Donde hay un libro, hay una biblioteca. Y la biblioteca, para Luis Alberto de Cuenca, además de otras muchas, tiene connotaciones góticas, policiacas y borgianas. En «El Cuervo», una recreación del poema homónimo de Edgar Allan Poe —transcurre, por supuesto, en una biblioteca—, destacan las góticas, pero también ese placer tan cervantino por contar historias que te hace leerlo deprisa a ver qué pasa porque De Cuenca hace deliciosas digresiones al poema de Poe. Y, cambiando de registro, en el poema «Sueño turco» (pp. 27-28), Jorge Luis Borges, bibliófilo de honor, acaba siendo besuqueado en un jardín por todo el equipo del Club de Fútbol Barcelona al entrar a la biblioteca del Doctor Muerte (pp. 27-28).

La fina ironía, de gentleman, que recorre El reino blanco, se vuelve pizpireta, erótica y descarada en las partes «Puertas y Paisajes, cinco seguidillas fetichistas», y «Caprichos ». Esta última nos gusta en especial porque sus poemas remiten a la divertida y disparatada mirada sexual de, al menos así nos lo imaginamos nosotros, una especie de libertino francés de la Ilustración (¿Diderot?). En el poema «Central termoginética», por ejemplo, leemos: «Obsérvese / cómo están conectadas ambas damas / al complejo industrial: el cableado / recorre ombligo y pubis, da dos vueltas / alrededor del cuerpo y, finalmente, / recibe la corriente en los pezones.
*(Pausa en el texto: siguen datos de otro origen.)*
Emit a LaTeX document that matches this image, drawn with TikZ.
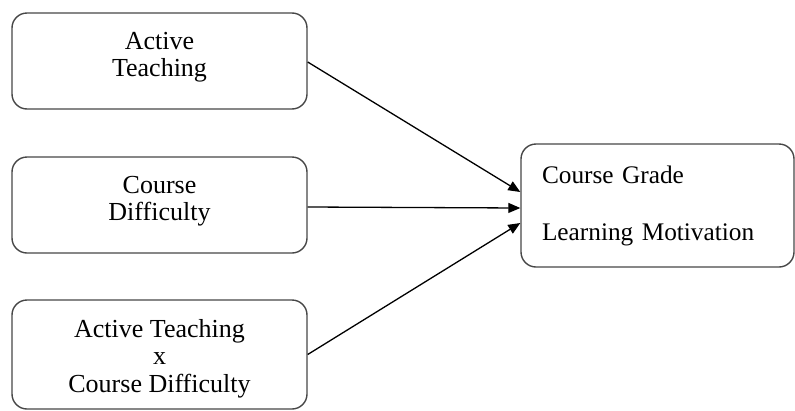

La gata, / cuyo rabo es decisivo / para poner en marcha la central, / ha de ir peinada con la raya en medio, está en los últimos versos: / al modo en que se peinan las gitanas / de Romero de Torres, el sexómano / cordobés». (p. 102).

Con todo, a pesar de estos alegres, chispeantes y sensuales poemas, en El reino blanco prima un tono de estoico cansancio existencial. En el poema «Qué es lo que  puedo hacer», leemos «que la vida es así, y que no duelen prendas / en admitirla tal, con las obras y pompas / que le son inherentes, / y que no hay más camino que el que lleva a la cruz, y que no hay más remedio / que aguantar los embates del pavoroso tedio / y sufrir los envites crueles del destino» (p. 43). Y en el espléndido poema «Berlín, otoño de 1938», convertido en un soldado alemán gracias a la metempsicosis que tanto le gustaba a Rubén Dario —al que se refiere en otro poema como uno de sus maestros—, el autor subraya con un maravilloso verso de Homero que la poesía no solo nos abre las puertas de la vida sino también las de la conciencia de nuestra inexorable finitud: «Las hojas y los hombres son del mismo linaje» (p. 148).